Decir que toda persona es inocente -art. 11 de los derechos humanos- hasta que no se demuestre lo contrario no debe ser suficiente para ciertos políticos. Políticos -caso de que hayan revisado alguna vez la declaración de la ONU- a quienes, por su supuesta representatividad, habría que exigirles una mínima discreción y mesura. Que el Sr. Sanz, nuestro Miguelico el justiciero, llame asesinos a miembros de la izquierda abertzale, más que incontinencia, que le sobra, resulta cinismo y obscenidad. Ambas son cualidades que sus cofrades del PP derrochan con ilimitada desvergüenza. No condenan, luego apoyan, por tanto son asesinos etarras. Un argumento que solo puede tener cabida en los planteamientos fascistas e incongruentes de la derechona o de una intelectualidad mediocre e interesada de la corte; y, por supuesto, de algunos jueces corruptos y agradecidos.
La torpeza de su argumentación es tan infantil, y al propio tiempo tan escandalosa, que si no fuera por el ambiente tan torticero y antibasco en que se mueven, de aplicar su misma lógica, todos ellos debieran estar encausados e ilegalizados, por asesinos o cómplices.
Es evidente; si para poder gozar de los derechos democráticos: libertad de asociación, poder ser elegido para los cargos públicos de la política, etc., etc., hay que condenar la violencia, aquí se salvan muy pocos. En principio, no conozco ninguna ley que me obligue a expresar mis sentimientos ante determinados hechos; pero si así fuera, no se libra «del rey abajo ninguno», ni el propio rey, digámoslo claro.
No se libra Europa, apoyando a un estado terrorista como Israel o no condenando abiertamente al Sr. Bush, el primer terrorista y asesino (¿quién en su sano juicio lo puede negar? No se libra el PP, que apoyó esa criminal guerra (¡como aplaudían los condenados a su líder!), ni el PSOE, tan ansioso por hacerle la cama a los gringos. ¿Tendrán que condenar todos ellos la violencia del tejano, o la de Putin, o la de Fox, o la de…? La lista sería interminable. Pero pocos gobiernos hacen ascos ante la colaboración o el negocio con semejantes asesinos y «estructuras de violencia»; y si no, pregunten al Sr. Solana.
Así que basta de hipocresía. O condenamos todos (y ya es hora de condenar de una maldita vez el franquismo) o cállense y no me sean tan sinvergüenzas y cínicos.
En el foro de Porto Alegre, un activista musulmán, un tal Ahmed Ben Bella, nos achacaba a los «globalizados»: «Este sistema que ya enloqueció a las vacas, está enloqueciendo a la gente; y los locos, locos de odio, actúan igual que el poder que los genera».

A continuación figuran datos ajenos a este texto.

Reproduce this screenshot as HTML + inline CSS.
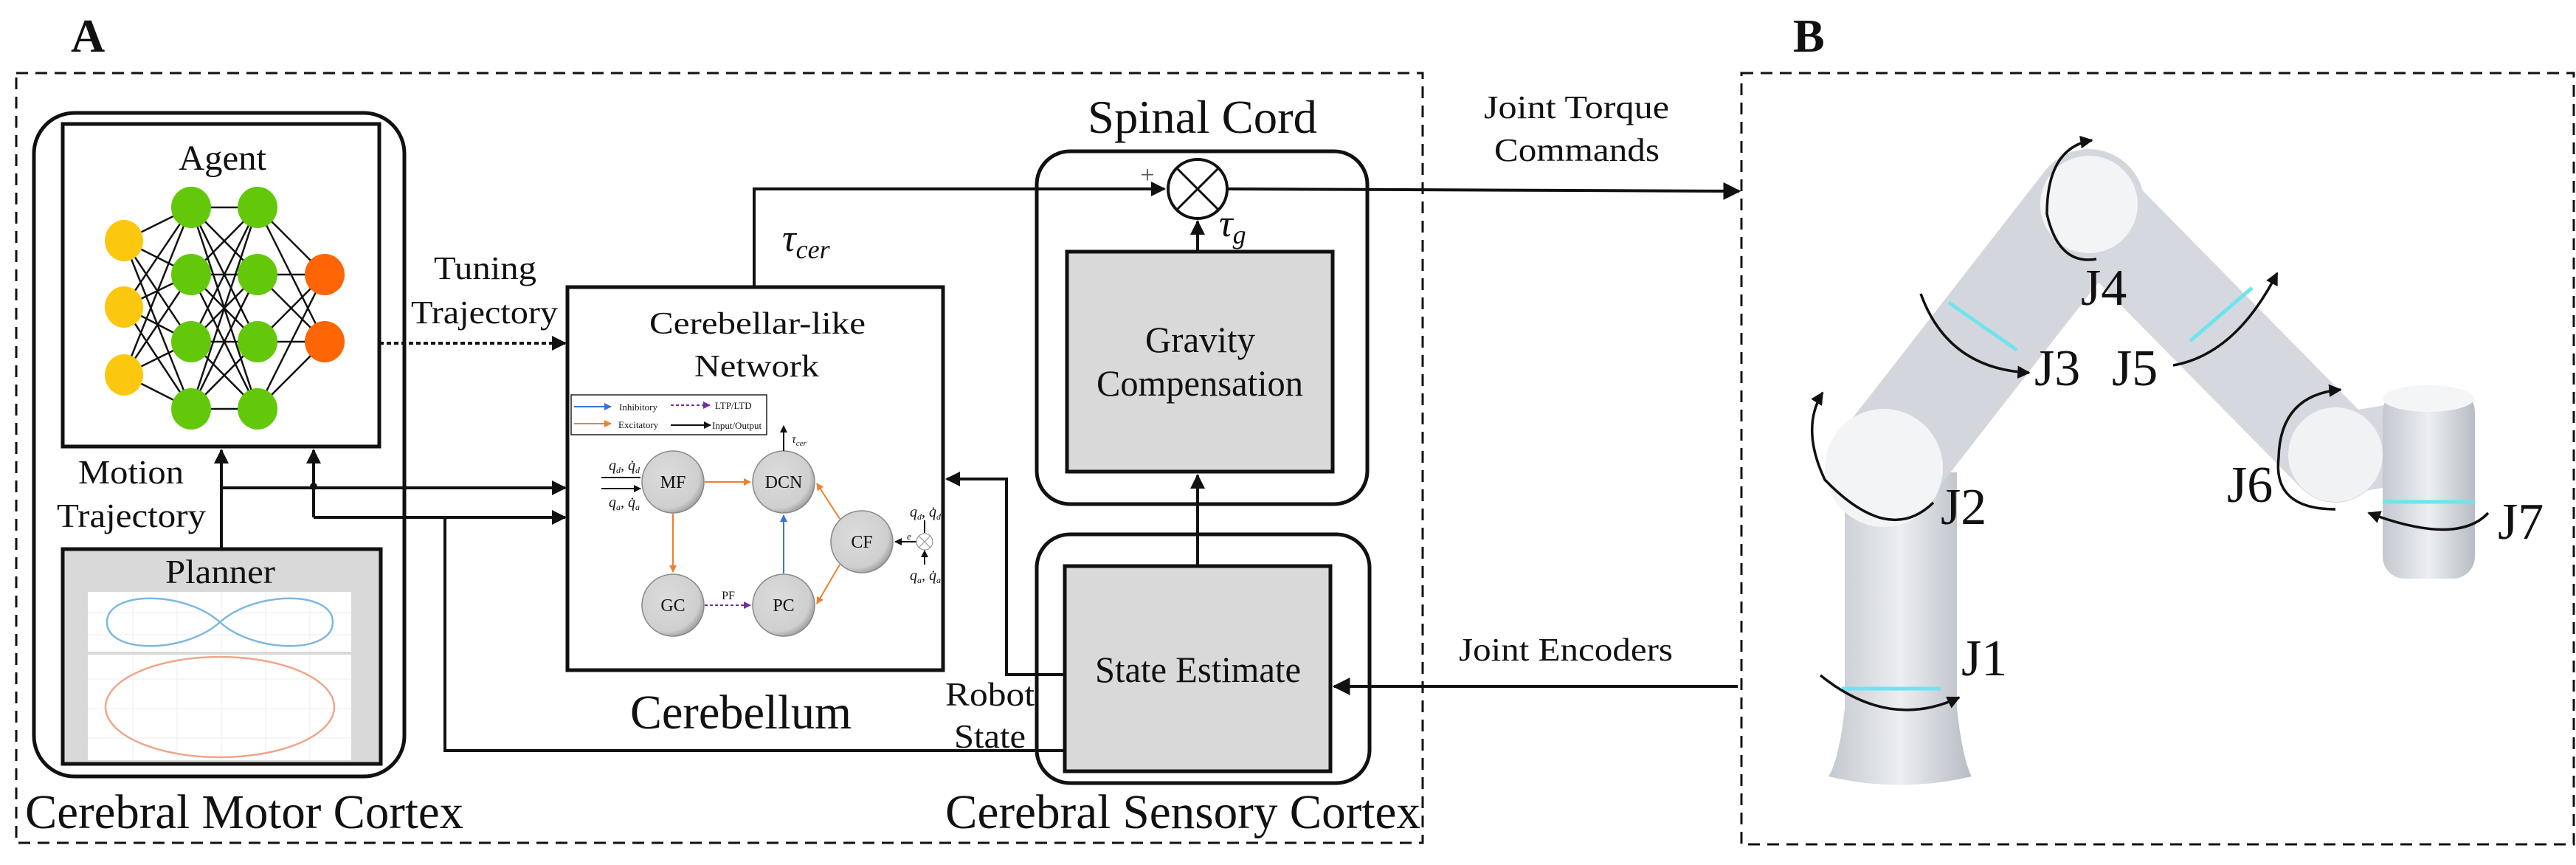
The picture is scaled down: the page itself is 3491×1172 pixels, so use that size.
<!DOCTYPE html>
<html><head><meta charset="utf-8"><style>
html,body{margin:0;padding:0;background:#fff}
svg{display:block}
</style></head><body>
<svg width="3491" height="1172" viewBox="0 0 3491 1172" xmlns="http://www.w3.org/2000/svg" font-family="'Liberation Serif', 'Times New Roman', serif" fill="#111">
<defs>
<marker id="ah" viewBox="0 0 10 10" refX="9" refY="5" markerWidth="5" markerHeight="5" orient="auto"><path d="M0,0L10,5L0,10z" fill="#111"/></marker>
<marker id="ahs" viewBox="0 0 10 10" refX="9" refY="5" markerWidth="6" markerHeight="6" orient="auto"><path d="M0,0L10,5L0,10z" fill="#111"/></marker>
<marker id="ao" viewBox="0 0 10 10" refX="9" refY="5" markerWidth="5" markerHeight="5" orient="auto"><path d="M0,0L10,5L0,10z" fill="#f07f2e"/></marker>
<marker id="ab" viewBox="0 0 10 10" refX="9" refY="5" markerWidth="5" markerHeight="5" orient="auto"><path d="M0,0L10,5L0,10z" fill="#3a72d8"/></marker>
<marker id="ap" viewBox="0 0 10 10" refX="9" refY="5" markerWidth="5" markerHeight="5" orient="auto"><path d="M0,0L10,5L0,10z" fill="#7030a0"/></marker>
<radialGradient id="gc" cx="0.4" cy="0.4" r="0.65"><stop offset="0" stop-color="#dcdcdc"/><stop offset="0.8" stop-color="#cfcfcf"/><stop offset="1" stop-color="#999"/></radialGradient>
<linearGradient id="arm" x1="0" y1="0" x2="1" y2="0"><stop offset="0" stop-color="#c3c8cf"/><stop offset="0.5" stop-color="#eceef1"/><stop offset="1" stop-color="#b7bcc4"/></linearGradient>
</defs>

<text x="96" y="70" font-size="64" font-weight="bold">A</text>
<text x="2430" y="70" font-size="64" font-weight="bold">B</text>

<rect x="22" y="99" width="1906" height="1043" fill="none" stroke="#111" stroke-width="3" stroke-dasharray="16,10"/>
<rect x="2360" y="99" width="1128" height="1045" fill="none" stroke="#111" stroke-width="3" stroke-dasharray="16,10"/>

<rect x="46" y="153" width="502" height="899" rx="55" fill="none" stroke="#111" stroke-width="5"/>
<rect x="85" y="168" width="429" height="437" fill="#fff" stroke="#111" stroke-width="5"/>
<text x="242" y="230" font-size="48" textLength="119" lengthAdjust="spacingAndGlyphs">Agent</text>
<g stroke="#111" stroke-width="2.5">
<path d="M168,326L259,281M168,326L259,372M168,326L259,463M168,326L259,554M168,416L259,281M168,416L259,372M168,416L259,463M168,416L259,554M168,508L259,281M168,508L259,372M168,508L259,463M168,508L259,554
M259,281L349,281M259,281L349,372M259,281L349,463M259,281L349,554M259,372L349,281M259,372L349,372M259,372L349,463M259,372L349,554M259,463L349,281M259,463L349,372M259,463L349,463M259,463L349,554M259,554L349,281M259,554L349,372M259,554L349,463M259,554L349,554
M349,281L440,372M349,281L440,463M349,372L440,372M349,372L440,463M349,463L440,372M349,463L440,463M349,554L440,372M349,554L440,463"/>
</g>
<g>
<ellipse cx="168" cy="326" rx="26" ry="28" fill="#fcc70f"/><ellipse cx="168" cy="416" rx="26" ry="28" fill="#fcc70f"/><ellipse cx="168" cy="508" rx="26" ry="28" fill="#fcc70f"/>
<ellipse cx="259" cy="281" rx="27" ry="28" fill="#63c80a"/><ellipse cx="259" cy="372" rx="27" ry="28" fill="#63c80a"/><ellipse cx="259" cy="463" rx="27" ry="28" fill="#63c80a"/><ellipse cx="259" cy="554" rx="27" ry="28" fill="#63c80a"/>
<ellipse cx="349" cy="281" rx="27" ry="28" fill="#63c80a"/><ellipse cx="349" cy="372" rx="27" ry="28" fill="#63c80a"/><ellipse cx="349" cy="463" rx="27" ry="28" fill="#63c80a"/><ellipse cx="349" cy="554" rx="27" ry="28" fill="#63c80a"/>
<ellipse cx="440" cy="372" rx="27" ry="28" fill="#fe6505"/><ellipse cx="440" cy="463" rx="27" ry="28" fill="#fe6505"/>
</g>

<rect x="85" y="744" width="431" height="291" fill="#d9d9d9" stroke="#111" stroke-width="5"/>
<text x="224" y="790" font-size="46" textLength="149" lengthAdjust="spacingAndGlyphs">Planner</text>
<rect x="119" y="802" width="357" height="81" fill="#fff"/>
<rect x="119" y="887" width="357" height="143" fill="#fff"/>
<g stroke="#eee" stroke-width="1"><path d="M119,830H476M119,860H476M180,802V883M240,802V883M300,802V883M360,802V883M420,802V883M119,920H476M119,960H476M119,1000H476M180,887V1030M240,887V1030M300,887V1030M360,887V1030M420,887V1030"/></g>
<path d="M298,843 C250,800 145,800 145,843 C145,886 250,886 298,843 C346,800 451,800 451,843 C451,886 346,886 298,843Z" fill="none" stroke="#7bb8e0" stroke-width="2.5"/>
<ellipse cx="298" cy="958" rx="155" ry="68" fill="none" stroke="#f0a58a" stroke-width="2.5"/>

<text x="106" y="655" font-size="46" textLength="143" lengthAdjust="spacingAndGlyphs">Motion</text>
<text x="77" y="714" font-size="46" textLength="202" lengthAdjust="spacingAndGlyphs">Trajectory</text>

<g stroke="#111" stroke-width="4" fill="none">
<path d="M300,744V610" marker-end="url(#ah)"/>
<path d="M300,661H766" marker-end="url(#ah)"/>
<path d="M425,701V610" marker-end="url(#ah)"/>
<path d="M425,701H766" marker-end="url(#ah)"/>
<path d="M603,701V1017H1443"/>
<path d="M514,465H766" stroke-dasharray="6,4" marker-end="url(#ah)"/>
</g>
<circle cx="425" cy="659" r="5" fill="#111"/>
<text x="588" y="378" font-size="44" textLength="139" lengthAdjust="spacingAndGlyphs">Tuning</text>
<text x="557" y="438" font-size="44" textLength="199" lengthAdjust="spacingAndGlyphs">Trajectory</text>

<rect x="769" y="389" width="509" height="519" fill="#fff" stroke="#111" stroke-width="5"/>
<text x="880" y="452" font-size="42" textLength="293" lengthAdjust="spacingAndGlyphs">Cerebellar-like</text>
<text x="941" y="510" font-size="42" textLength="169" lengthAdjust="spacingAndGlyphs">Network</text>
<rect x="774" y="535" width="265" height="54" fill="#fff" stroke="#222" stroke-width="1.5"/>
<path d="M778,551H828" stroke="#3a72d8" stroke-width="2" marker-end="url(#ab)"/>
<path d="M778,574H828" stroke="#f07f2e" stroke-width="2" marker-end="url(#ao)"/>
<path d="M909,549H962" stroke="#7030a0" stroke-width="2" stroke-dasharray="4,3" marker-end="url(#ap)"/>
<path d="M909,576H963" stroke="#111" stroke-width="2" marker-end="url(#ah)"/>
<text x="839" y="556" font-size="13">Inhibitory</text>
<text x="838" y="580" font-size="13">Excitatory</text>
<text x="969" y="554" font-size="13">LTP/LTD</text>
<text x="965" y="581" font-size="13">Input/Output</text>

<g stroke="#888" stroke-width="1.5" fill="url(#gc)">
<circle cx="912" cy="653" r="42"/><circle cx="1062" cy="653" r="42"/><circle cx="912" cy="820" r="42"/><circle cx="1062" cy="820" r="42"/><circle cx="1168" cy="734" r="42"/>
</g>
<g font-size="24" text-anchor="middle"><text x="912" y="661">MF</text><text x="1062" y="661">DCN</text><text x="912" y="828">GC</text><text x="1062" y="828">PC</text><text x="1168" y="742">CF</text></g>
<g stroke-width="2" fill="none">
<path d="M955,653H1017" stroke="#f07f2e" marker-end="url(#ao)"/>
<path d="M912,696V775" stroke="#f07f2e" marker-end="url(#ao)"/>
<path d="M955,820H1017" stroke="#7030a0" stroke-dasharray="4,3" marker-end="url(#ap)"/>
<path d="M1062,777V698" stroke="#3a72d8" marker-end="url(#ab)"/>
<path d="M1138,703L1107,655" stroke="#f07f2e" marker-end="url(#ao)"/>
<path d="M1138,765L1107,818" stroke="#f07f2e" marker-end="url(#ao)"/>
<path d="M1062,611V577" stroke="#111" marker-end="url(#ah)"/>
<path d="M815,647H868M815,662H868" stroke="#111" marker-end="url(#ah)"/>
<path d="M1242,734H1213" stroke="#111" marker-end="url(#ah)"/>
<path d="M1253,705V722M1253,765V746" stroke="#111" marker-end="url(#ah)"/>
</g>
<circle cx="1253" cy="734" r="11" fill="#fff" stroke="#999" stroke-width="1.2"/>
<path d="M1245,726L1261,742M1261,726L1245,742" stroke="#999" stroke-width="1.2"/>
<text x="987" y="812" font-size="16" text-anchor="middle">PF</text>
<text x="1073" y="600" font-size="16" font-style="italic">τ<tspan font-size="11" dy="4">cer</tspan></text>
<text x="846" y="637" font-size="20" font-style="italic" text-anchor="middle">q<tspan font-size="12" dy="4">d</tspan><tspan dy="-4">, q̇</tspan><tspan font-size="12" dy="4">d</tspan></text>
<text x="846" y="687" font-size="20" font-style="italic" text-anchor="middle">q<tspan font-size="12" dy="4">a</tspan><tspan dy="-4">, q̇</tspan><tspan font-size="12" dy="4">a</tspan></text>
<text x="1254" y="700" font-size="20" font-style="italic" text-anchor="middle">q<tspan font-size="12" dy="4">d</tspan><tspan dy="-4">, q̇</tspan><tspan font-size="12" dy="4">d</tspan></text>
<text x="1254" y="786" font-size="20" font-style="italic" text-anchor="middle">q<tspan font-size="12" dy="4">a</tspan><tspan dy="-4">, q̇</tspan><tspan font-size="12" dy="4">a</tspan></text>
<text x="1229" y="731" font-size="13" font-style="italic">e</text>

<text x="854" y="987" font-size="66" textLength="300" lengthAdjust="spacingAndGlyphs">Cerebellum</text>

<g stroke="#111" stroke-width="4" fill="none">
<path d="M1022,389V256H1578" marker-end="url(#ah)"/>
<path d="M1664,256L2357,259" marker-end="url(#ahs)"/>
</g>
<text x="1060" y="340" font-size="52" font-style="italic">τ<tspan font-size="36" dy="10">cer</tspan></text>

<text x="1474" y="180" font-size="64" textLength="311" lengthAdjust="spacingAndGlyphs">Spinal Cord</text>
<rect x="1405" y="205" width="448" height="478" rx="45" fill="none" stroke="#111" stroke-width="5"/>
<circle cx="1623" cy="256" r="40" fill="#fff" stroke="#111" stroke-width="4"/>
<path d="M1595,228L1651,284M1651,228L1595,284" stroke="#111" stroke-width="3"/>
<text x="1555" y="248" font-size="34" text-anchor="middle" fill="#555">+</text>
<path d="M1623,341V300" stroke="#111" stroke-width="4" marker-end="url(#ah)"/>
<text x="1652" y="320" font-size="52" font-style="italic">τ<tspan font-size="36" dy="10">g</tspan></text>
<rect x="1446" y="341" width="360" height="298" fill="#d9d9d9" stroke="#111" stroke-width="5"/>
<text x="1552" y="477" font-size="50" textLength="149" lengthAdjust="spacingAndGlyphs">Gravity</text>
<text x="1486" y="536" font-size="50" textLength="280" lengthAdjust="spacingAndGlyphs">Compensation</text>
<path d="M1623,767V644" stroke="#111" stroke-width="4" marker-end="url(#ah)"/>

<rect x="1405" y="724" width="451" height="337" rx="45" fill="none" stroke="#111" stroke-width="5"/>
<rect x="1443" y="767" width="360" height="278" fill="#d9d9d9" stroke="#111" stroke-width="5"/>
<text x="1484" y="924" font-size="50" textLength="279" lengthAdjust="spacingAndGlyphs">State Estimate</text>
<path d="M1443,914H1364V649H1283" stroke="#111" stroke-width="4" fill="none" marker-end="url(#ah)"/>
<path d="M2355,930H1808" stroke="#111" stroke-width="4" fill="none" marker-end="url(#ahs)"/>
<text x="1281" y="956" font-size="46" textLength="121" lengthAdjust="spacingAndGlyphs">Robot</text>
<text x="1293" y="1013" font-size="46" textLength="97" lengthAdjust="spacingAndGlyphs">State</text>

<text x="34" y="1122" font-size="66" textLength="594" lengthAdjust="spacingAndGlyphs">Cerebral Motor Cortex</text>
<text x="1281" y="1122" font-size="66" textLength="644" lengthAdjust="spacingAndGlyphs">Cerebral Sensory Cortex</text>

<text x="2011" y="160" font-size="44" textLength="251" lengthAdjust="spacingAndGlyphs">Joint Torque</text>
<text x="2025" y="218" font-size="44" textLength="224" lengthAdjust="spacingAndGlyphs">Commands</text>
<text x="1977" y="895" font-size="44" textLength="290" lengthAdjust="spacingAndGlyphs">Joint Encoders</text>

<!-- robot -->
<g>
<path d="M2500,640 L2652,640 L2652,960 Q2660,1030 2672,1052 Q2575,1075 2478,1052 Q2492,1030 2500,960Z" fill="url(#arm)"/>
<path d="M2553,634 L2831,277" stroke="#d3d7dd" stroke-width="150" stroke-linecap="round"/>
<path d="M2831,277 L3165,616" stroke="#d5d9df" stroke-width="130" stroke-linecap="round"/>
<path d="M3165,616 L3260,600" stroke="#d5d9df" stroke-width="110"/>
<rect x="3229" y="528" width="125" height="256" rx="30" fill="url(#arm)"/>
<ellipse cx="3291" cy="540" rx="62" ry="18" fill="#f4f5f7"/>
<circle cx="2553" cy="634" r="80" fill="#f3f4f6"/>
<circle cx="2831" cy="277" r="66" fill="#f3f4f6"/>
<circle cx="3165" cy="616" r="64" fill="#f1f2f4"/>
<g stroke="#6fe3ee" stroke-width="5"><path d="M2496,933H2630"/><path d="M2641,410L2733,474"/><path d="M3052,390L2968,462"/><path d="M3229,680H3354"/></g>
</g>
<g stroke="#111" stroke-width="3.5" fill="none">
<path d="M2467,915 Q2560,990 2655,945" marker-end="url(#ah)"/>
<path d="M2620,681 Q2560,740 2473,650 Q2440,580 2470,532" marker-end="url(#ah)"/>
<path d="M2603,398 Q2640,500 2750,505" marker-end="url(#ah)"/>
<path d="M2841,351 Q2790,360 2774,290 Q2774,200 2835,190" marker-end="url(#ah)"/>
<path d="M2945,495 Q3030,480 3086,370" marker-end="url(#ah)"/>
<path d="M3165,690 Q3080,690 3088,620 Q3090,535 3172,528" marker-end="url(#ah)"/>
<path d="M3372,695 Q3330,740 3210,695" marker-end="url(#ah)"/>
</g>
<g font-size="70">
<text x="2658" y="915">J1</text><text x="2630" y="710">J2</text><text x="2757" y="522">J3</text><text x="2820" y="413">J4</text><text x="2862" y="522">J5</text><text x="3018" y="680">J6</text><text x="3385" y="730">J7</text>
</g>
</svg>
</body></html>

¿No es algo similar, lo que la derecha, o más propiamente, la ultraderecha está tratando de sembrar en nuestro ambiente? ¿No da la impresión que trata de inficcionar este nuevo oxígeno, este proceso de paz que está revolucionando nuestras venas, de esperanza?
Solo quieren su paz. La de los pueblos sometidos, silenciosos o envilecidos. La de los pueblos que callen y olviden mientras solo ellos los roban y los usurpan. Quieren al pueblo con las pupilas humilladas y con las manos abiertas y agradecidas a sus migajas. ¡Harto los hemos conocido a estos caciques del miedo, del palio y la intolerancia!
¿Qué haremos? Porque con estos energúmenos poco vale la palabra y el espíritu de la razón y la concordia. «Los dueños de la tierra sólo razonan bombardeando», decía E. Galeano. Yo añadiría, o con «santas cruzadas», o encarcelando la libertad de la palabra, o torturando la sed de justicia o clausurando los parlamentos donde la verdad, la historia de un pueblo o los verdaderos biorritmos de ese pueblo fluyan sin trabas.
No están preparados para vientos de libertad. Algo habrá que hacer, pero yo al menos quisiera por una vez escaparme de esta vieja y sucia noche de las últimas décadas.